In the 30 years of former President Hosni Mubarak’s reign, the regime tried to transform the country by embracing a distorted form of liberal capitalism and a relentlessly realist foreign policy that positioned Egypt as a sidekick to the region’s petro-dollar heavyweights. The former blew up from the internal pressures of poverty, inequity, and anger, and the latter was swept away in an avalanche of rejection and resentment, the tail end of which Egypt is still experiencing.
Egyptians who lived through the past six decades and now see the country’s political structure unraveling – with all the social convictions, power nexuses, and top-down narratives that had been integral to it – feel disoriented. Many feel that their lives have been wasted. Successive failures have led to endemic anxiety and rage – and, in turn, to a society-wide quest for redemption.
This is especially true of the younger generations. Discussions with the country’s activist groups reveal their rejection of this legacy of failure – an inhibiting, heavy present that they inherited but to which they did not contribute.
Given the current fluidity of Egyptian politics, different groups, representing opposing ideologies, deflect blame and responsibility for the various failures and assign guilt to others. The result has been not just a lack of a social narrative that a majority of Egyptians can embrace, but also an exacting obsession with the past. This is a key reason why political differences quickly turn into clashes of views on the country’s identity – religious versus secular, Islam versus Egyptianness, and military rule versus its emerging successor.
The question now is whether these clashes will necessarily usher in widespread violence. Three factors suggest that they may not.
First, the unrivaled dominance of Egypt’s military, and the unlikelihood of a split in its leadership, makes any extensive violence untenable, especially given that the Egyptian state’s fight against terrorism in the 1980’s and 1990’s significantly weakened jihadist groups’ operational assets in the country.
Second, the powerful forces of political Islam may now be carried away by passions, wrath, and a sense of victimization; but they will inevitably opt to participate in domestic politics through organized structures and processes. In a country with more than 45 million people under 35 years old, no political player with any strategic insight can afford a prolonged impasse.

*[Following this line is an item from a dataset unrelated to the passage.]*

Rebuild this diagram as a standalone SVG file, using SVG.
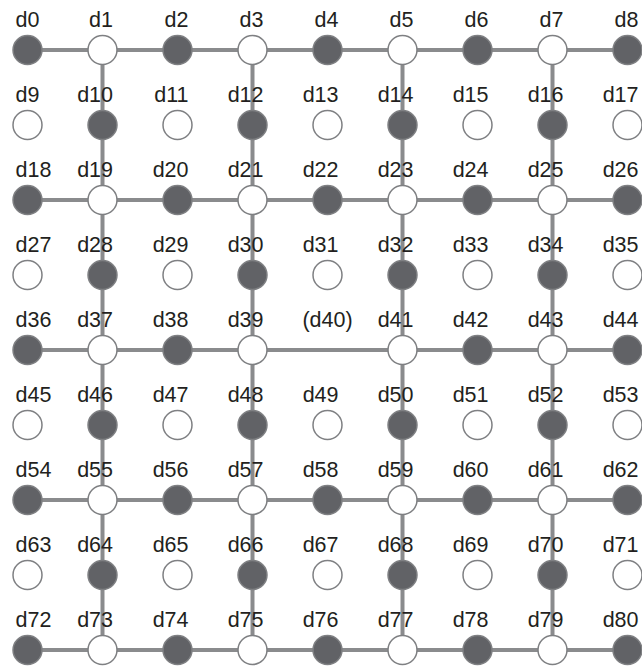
<svg xmlns="http://www.w3.org/2000/svg" width="642" height="668" viewBox="0 0 642 668">
<style>
.c line{stroke:#8a8b8d;stroke-width:4}
.f{fill:#616266;stroke:#7f8083;stroke-width:1.5}
.e{fill:#ffffff;stroke:#7f8083;stroke-width:1.5}
text{font-family:"Liberation Sans",Arial,sans-serif;font-size:21.5px;fill:#231f20}
.l{text-anchor:start}
.r{text-anchor:end}
.m{text-anchor:middle}
</style>
<rect width="642" height="668" fill="#ffffff"/>
<g id="connectors" class="c">
<line x1="27.5" y1="50" x2="102.5" y2="50"/><line x1="102.5" y1="50" x2="177.5" y2="50"/><line x1="177.5" y1="50" x2="252.5" y2="50"/><line x1="252.5" y1="50" x2="327.5" y2="50"/><line x1="327.5" y1="50" x2="402.5" y2="50"/><line x1="402.5" y1="50" x2="477.5" y2="50"/><line x1="477.5" y1="50" x2="552.5" y2="50"/><line x1="552.5" y1="50" x2="627.5" y2="50"/>
<line x1="27.5" y1="200" x2="102.5" y2="200"/><line x1="102.5" y1="200" x2="177.5" y2="200"/><line x1="177.5" y1="200" x2="252.5" y2="200"/><line x1="252.5" y1="200" x2="327.5" y2="200"/><line x1="327.5" y1="200" x2="402.5" y2="200"/><line x1="402.5" y1="200" x2="477.5" y2="200"/><line x1="477.5" y1="200" x2="552.5" y2="200"/><line x1="552.5" y1="200" x2="627.5" y2="200"/>
<line x1="27.5" y1="350" x2="102.5" y2="350"/><line x1="102.5" y1="350" x2="177.5" y2="350"/><line x1="177.5" y1="350" x2="252.5" y2="350"/><line x1="252.5" y1="350" x2="402.5" y2="350"/><line x1="402.5" y1="350" x2="477.5" y2="350"/><line x1="477.5" y1="350" x2="552.5" y2="350"/><line x1="552.5" y1="350" x2="627.5" y2="350"/>
<line x1="27.5" y1="500" x2="102.5" y2="500"/><line x1="102.5" y1="500" x2="177.5" y2="500"/><line x1="177.5" y1="500" x2="252.5" y2="500"/><line x1="252.5" y1="500" x2="327.5" y2="500"/><line x1="327.5" y1="500" x2="402.5" y2="500"/><line x1="402.5" y1="500" x2="477.5" y2="500"/><line x1="477.5" y1="500" x2="552.5" y2="500"/><line x1="552.5" y1="500" x2="627.5" y2="500"/>
<line x1="27.5" y1="650" x2="102.5" y2="650"/><line x1="102.5" y1="650" x2="177.5" y2="650"/><line x1="177.5" y1="650" x2="252.5" y2="650"/><line x1="252.5" y1="650" x2="327.5" y2="650"/><line x1="327.5" y1="650" x2="402.5" y2="650"/><line x1="402.5" y1="650" x2="477.5" y2="650"/><line x1="477.5" y1="650" x2="552.5" y2="650"/><line x1="552.5" y1="650" x2="627.5" y2="650"/>
<line x1="102.5" y1="50" x2="102.5" y2="125"/><line x1="102.5" y1="125" x2="102.5" y2="200"/><line x1="102.5" y1="200" x2="102.5" y2="275"/><line x1="102.5" y1="275" x2="102.5" y2="350"/><line x1="102.5" y1="350" x2="102.5" y2="425"/><line x1="102.5" y1="425" x2="102.5" y2="500"/><line x1="102.5" y1="500" x2="102.5" y2="575"/><line x1="102.5" y1="575" x2="102.5" y2="650"/>
<line x1="252.5" y1="50" x2="252.5" y2="125"/><line x1="252.5" y1="125" x2="252.5" y2="200"/><line x1="252.5" y1="200" x2="252.5" y2="275"/><line x1="252.5" y1="275" x2="252.5" y2="350"/><line x1="252.5" y1="350" x2="252.5" y2="425"/><line x1="252.5" y1="425" x2="252.5" y2="500"/><line x1="252.5" y1="500" x2="252.5" y2="575"/><line x1="252.5" y1="575" x2="252.5" y2="650"/>
<line x1="402.5" y1="50" x2="402.5" y2="125"/><line x1="402.5" y1="125" x2="402.5" y2="200"/><line x1="402.5" y1="200" x2="402.5" y2="275"/><line x1="402.5" y1="275" x2="402.5" y2="350"/><line x1="402.5" y1="350" x2="402.5" y2="425"/><line x1="402.5" y1="425" x2="402.5" y2="500"/><line x1="402.5" y1="500" x2="402.5" y2="575"/><line x1="402.5" y1="575" x2="402.5" y2="650"/>
<line x1="552.5" y1="50" x2="552.5" y2="125"/><line x1="552.5" y1="125" x2="552.5" y2="200"/><line x1="552.5" y1="200" x2="552.5" y2="275"/><line x1="552.5" y1="275" x2="552.5" y2="350"/><line x1="552.5" y1="350" x2="552.5" y2="425"/><line x1="552.5" y1="425" x2="552.5" y2="500"/><line x1="552.5" y1="500" x2="552.5" y2="575"/><line x1="552.5" y1="575" x2="552.5" y2="650"/>
</g>
<g id="nodes">
<g id="d0" transform="translate(27.5,50)"><circle class="f" r="14.5"/><text class="l" x="-12" y="-23">d0</text></g>
<g id="d1" transform="translate(102.5,50)"><circle class="e" r="14.5"/><text class="r" x="10.5" y="-23">d1</text></g>
<g id="d2" transform="translate(177.5,50)"><circle class="f" r="14.5"/><text class="r" x="11" y="-23">d2</text></g>
<g id="d3" transform="translate(252.5,50)"><circle class="e" r="14.5"/><text class="r" x="11" y="-23">d3</text></g>
<g id="d4" transform="translate(327.5,50)"><circle class="f" r="14.5"/><text class="r" x="11" y="-23">d4</text></g>
<g id="d5" transform="translate(402.5,50)"><circle class="e" r="14.5"/><text class="r" x="11" y="-23">d5</text></g>
<g id="d6" transform="translate(477.5,50)"><circle class="f" r="14.5"/><text class="r" x="11" y="-23">d6</text></g>
<g id="d7" transform="translate(552.5,50)"><circle class="e" r="14.5"/><text class="r" x="11" y="-23">d7</text></g>
<g id="d8" transform="translate(627.5,50)"><circle class="f" r="14.5"/><text class="r" x="11" y="-23">d8</text></g>
<g id="d9" transform="translate(27.5,125)"><circle class="e" r="14.5"/><text class="l" x="-12" y="-23">d9</text></g>
<g id="d10" transform="translate(102.5,125)"><circle class="f" r="14.5"/><text class="r" x="10.5" y="-23">d10</text></g>
<g id="d11" transform="translate(177.5,125)"><circle class="e" r="14.5"/><text class="r" x="11" y="-23">d11</text></g>
<g id="d12" transform="translate(252.5,125)"><circle class="f" r="14.5"/><text class="r" x="11" y="-23">d12</text></g>
<g id="d13" transform="translate(327.5,125)"><circle class="e" r="14.5"/><text class="r" x="11" y="-23">d13</text></g>
<g id="d14" transform="translate(402.5,125)"><circle class="f" r="14.5"/><text class="r" x="11" y="-23">d14</text></g>
<g id="d15" transform="translate(477.5,125)"><circle class="e" r="14.5"/><text class="r" x="11" y="-23">d15</text></g>
<g id="d16" transform="translate(552.5,125)"><circle class="f" r="14.5"/><text class="r" x="11" y="-23">d16</text></g>
<g id="d17" transform="translate(627.5,125)"><circle class="e" r="14.5"/><text class="r" x="11" y="-23">d17</text></g>
<g id="d18" transform="translate(27.5,200)"><circle class="f" r="14.5"/><text class="l" x="-12" y="-23">d18</text></g>
<g id="d19" transform="translate(102.5,200)"><circle class="e" r="14.5"/><text class="r" x="10.5" y="-23">d19</text></g>
<g id="d20" transform="translate(177.5,200)"><circle class="f" r="14.5"/><text class="r" x="11" y="-23">d20</text></g>
<g id="d21" transform="translate(252.5,200)"><circle class="e" r="14.5"/><text class="r" x="11" y="-23">d21</text></g>
<g id="d22" transform="translate(327.5,200)"><circle class="f" r="14.5"/><text class="r" x="11" y="-23">d22</text></g>
<g id="d23" transform="translate(402.5,200)"><circle class="e" r="14.5"/><text class="r" x="11" y="-23">d23</text></g>
<g id="d24" transform="translate(477.5,200)"><circle class="f" r="14.5"/><text class="r" x="11" y="-23">d24</text></g>
<g id="d25" transform="translate(552.5,200)"><circle class="e" r="14.5"/><text class="r" x="11" y="-23">d25</text></g>
<g id="d26" transform="translate(627.5,200)"><circle class="f" r="14.5"/><text class="r" x="11" y="-23">d26</text></g>
<g id="d27" transform="translate(27.5,275)"><circle class="e" r="14.5"/><text class="l" x="-12" y="-23">d27</text></g>
<g id="d28" transform="translate(102.5,275)"><circle class="f" r="14.5"/><text class="r" x="10.5" y="-23">d28</text></g>
<g id="d29" transform="translate(177.5,275)"><circle class="e" r="14.5"/><text class="r" x="11" y="-23">d29</text></g>
<g id="d30" transform="translate(252.5,275)"><circle class="f" r="14.5"/><text class="r" x="11" y="-23">d30</text></g>
<g id="d31" transform="translate(327.5,275)"><circle class="e" r="14.5"/><text class="r" x="11" y="-23">d31</text></g>
<g id="d32" transform="translate(402.5,275)"><circle class="f" r="14.5"/><text class="r" x="11" y="-23">d32</text></g>
<g id="d33" transform="translate(477.5,275)"><circle class="e" r="14.5"/><text class="r" x="11" y="-23">d33</text></g>
<g id="d34" transform="translate(552.5,275)"><circle class="f" r="14.5"/><text class="r" x="11" y="-23">d34</text></g>
<g id="d35" transform="translate(627.5,275)"><circle class="e" r="14.5"/><text class="r" x="11" y="-23">d35</text></g>
<g id="d36" transform="translate(27.5,350)"><circle class="f" r="14.5"/><text class="l" x="-12" y="-23">d36</text></g>
<g id="d37" transform="translate(102.5,350)"><circle class="e" r="14.5"/><text class="r" x="10.5" y="-23">d37</text></g>
<g id="d38" transform="translate(177.5,350)"><circle class="f" r="14.5"/><text class="r" x="11" y="-23">d38</text></g>
<g id="d39" transform="translate(252.5,350)"><circle class="e" r="14.5"/><text class="r" x="11" y="-23">d39</text></g>
<g id="d40" transform="translate(327.5,350)"><text class="m" x="0" y="-23">(d40)</text></g>
<g id="d41" transform="translate(402.5,350)"><circle class="e" r="14.5"/><text class="r" x="11" y="-23">d41</text></g>
<g id="d42" transform="translate(477.5,350)"><circle class="f" r="14.5"/><text class="r" x="11" y="-23">d42</text></g>
<g id="d43" transform="translate(552.5,350)"><circle class="e" r="14.5"/><text class="r" x="11" y="-23">d43</text></g>
<g id="d44" transform="translate(627.5,350)"><circle class="f" r="14.5"/><text class="r" x="11" y="-23">d44</text></g>
<g id="d45" transform="translate(27.5,425)"><circle class="e" r="14.5"/><text class="l" x="-12" y="-23">d45</text></g>
<g id="d46" transform="translate(102.5,425)"><circle class="f" r="14.5"/><text class="r" x="10.5" y="-23">d46</text></g>
<g id="d47" transform="translate(177.5,425)"><circle class="e" r="14.5"/><text class="r" x="11" y="-23">d47</text></g>
<g id="d48" transform="translate(252.5,425)"><circle class="f" r="14.5"/><text class="r" x="11" y="-23">d48</text></g>
<g id="d49" transform="translate(327.5,425)"><circle class="e" r="14.5"/><text class="r" x="11" y="-23">d49</text></g>
<g id="d50" transform="translate(402.5,425)"><circle class="f" r="14.5"/><text class="r" x="11" y="-23">d50</text></g>
<g id="d51" transform="translate(477.5,425)"><circle class="e" r="14.5"/><text class="r" x="11" y="-23">d51</text></g>
<g id="d52" transform="translate(552.5,425)"><circle class="f" r="14.5"/><text class="r" x="11" y="-23">d52</text></g>
<g id="d53" transform="translate(627.5,425)"><circle class="e" r="14.5"/><text class="r" x="11" y="-23">d53</text></g>
<g id="d54" transform="translate(27.5,500)"><circle class="f" r="14.5"/><text class="l" x="-12" y="-23">d54</text></g>
<g id="d55" transform="translate(102.5,500)"><circle class="e" r="14.5"/><text class="r" x="10.5" y="-23">d55</text></g>
<g id="d56" transform="translate(177.5,500)"><circle class="f" r="14.5"/><text class="r" x="11" y="-23">d56</text></g>
<g id="d57" transform="translate(252.5,500)"><circle class="e" r="14.5"/><text class="r" x="11" y="-23">d57</text></g>
<g id="d58" transform="translate(327.5,500)"><circle class="f" r="14.5"/><text class="r" x="11" y="-23">d58</text></g>
<g id="d59" transform="translate(402.5,500)"><circle class="e" r="14.5"/><text class="r" x="11" y="-23">d59</text></g>
<g id="d60" transform="translate(477.5,500)"><circle class="f" r="14.5"/><text class="r" x="11" y="-23">d60</text></g>
<g id="d61" transform="translate(552.5,500)"><circle class="e" r="14.5"/><text class="r" x="11" y="-23">d61</text></g>
<g id="d62" transform="translate(627.5,500)"><circle class="f" r="14.5"/><text class="r" x="11" y="-23">d62</text></g>
<g id="d63" transform="translate(27.5,575)"><circle class="e" r="14.5"/><text class="l" x="-12" y="-23">d63</text></g>
<g id="d64" transform="translate(102.5,575)"><circle class="f" r="14.5"/><text class="r" x="10.5" y="-23">d64</text></g>
<g id="d65" transform="translate(177.5,575)"><circle class="e" r="14.5"/><text class="r" x="11" y="-23">d65</text></g>
<g id="d66" transform="translate(252.5,575)"><circle class="f" r="14.5"/><text class="r" x="11" y="-23">d66</text></g>
<g id="d67" transform="translate(327.5,575)"><circle class="e" r="14.5"/><text class="r" x="11" y="-23">d67</text></g>
<g id="d68" transform="translate(402.5,575)"><circle class="f" r="14.5"/><text class="r" x="11" y="-23">d68</text></g>
<g id="d69" transform="translate(477.5,575)"><circle class="e" r="14.5"/><text class="r" x="11" y="-23">d69</text></g>
<g id="d70" transform="translate(552.5,575)"><circle class="f" r="14.5"/><text class="r" x="11" y="-23">d70</text></g>
<g id="d71" transform="translate(627.5,575)"><circle class="e" r="14.5"/><text class="r" x="11" y="-23">d71</text></g>
<g id="d72" transform="translate(27.5,650)"><circle class="f" r="14.5"/><text class="l" x="-12" y="-23">d72</text></g>
<g id="d73" transform="translate(102.5,650)"><circle class="e" r="14.5"/><text class="r" x="10.5" y="-23">d73</text></g>
<g id="d74" transform="translate(177.5,650)"><circle class="f" r="14.5"/><text class="r" x="11" y="-23">d74</text></g>
<g id="d75" transform="translate(252.5,650)"><circle class="e" r="14.5"/><text class="r" x="11" y="-23">d75</text></g>
<g id="d76" transform="translate(327.5,650)"><circle class="f" r="14.5"/><text class="r" x="11" y="-23">d76</text></g>
<g id="d77" transform="translate(402.5,650)"><circle class="e" r="14.5"/><text class="r" x="11" y="-23">d77</text></g>
<g id="d78" transform="translate(477.5,650)"><circle class="f" r="14.5"/><text class="r" x="11" y="-23">d78</text></g>
<g id="d79" transform="translate(552.5,650)"><circle class="e" r="14.5"/><text class="r" x="11" y="-23">d79</text></g>
<g id="d80" transform="translate(627.5,650)"><circle class="f" r="14.5"/><text class="r" x="11" y="-23">d80</text></g>
</g>
</svg>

Finally, despite the significant demographic and economic changes in Egypt during the last four decades, Egyptian society still retains its agrarian character, which favors conciliation and compromise.
But, even in an inclusive political transition, whether in the short or medium term, Egyptians will have to answer the vexing question that they have failed for six decades to confront: What is Egypt? One must hope that the experience of recent decades – including the tension of the last two and a half years – will induce a broad range of Egyptians to seek an answer based on respect for plurality of ideas, frames of reference, and traditions.
In her novel The Cairo House, Samia Serageldin remarks that, “for those whose past and present belong to different worlds, there are times that mark their passage from one to the other, a transitional limbo.” Egypt today is in such a transitional limbo. May its future be a different world from its recent past.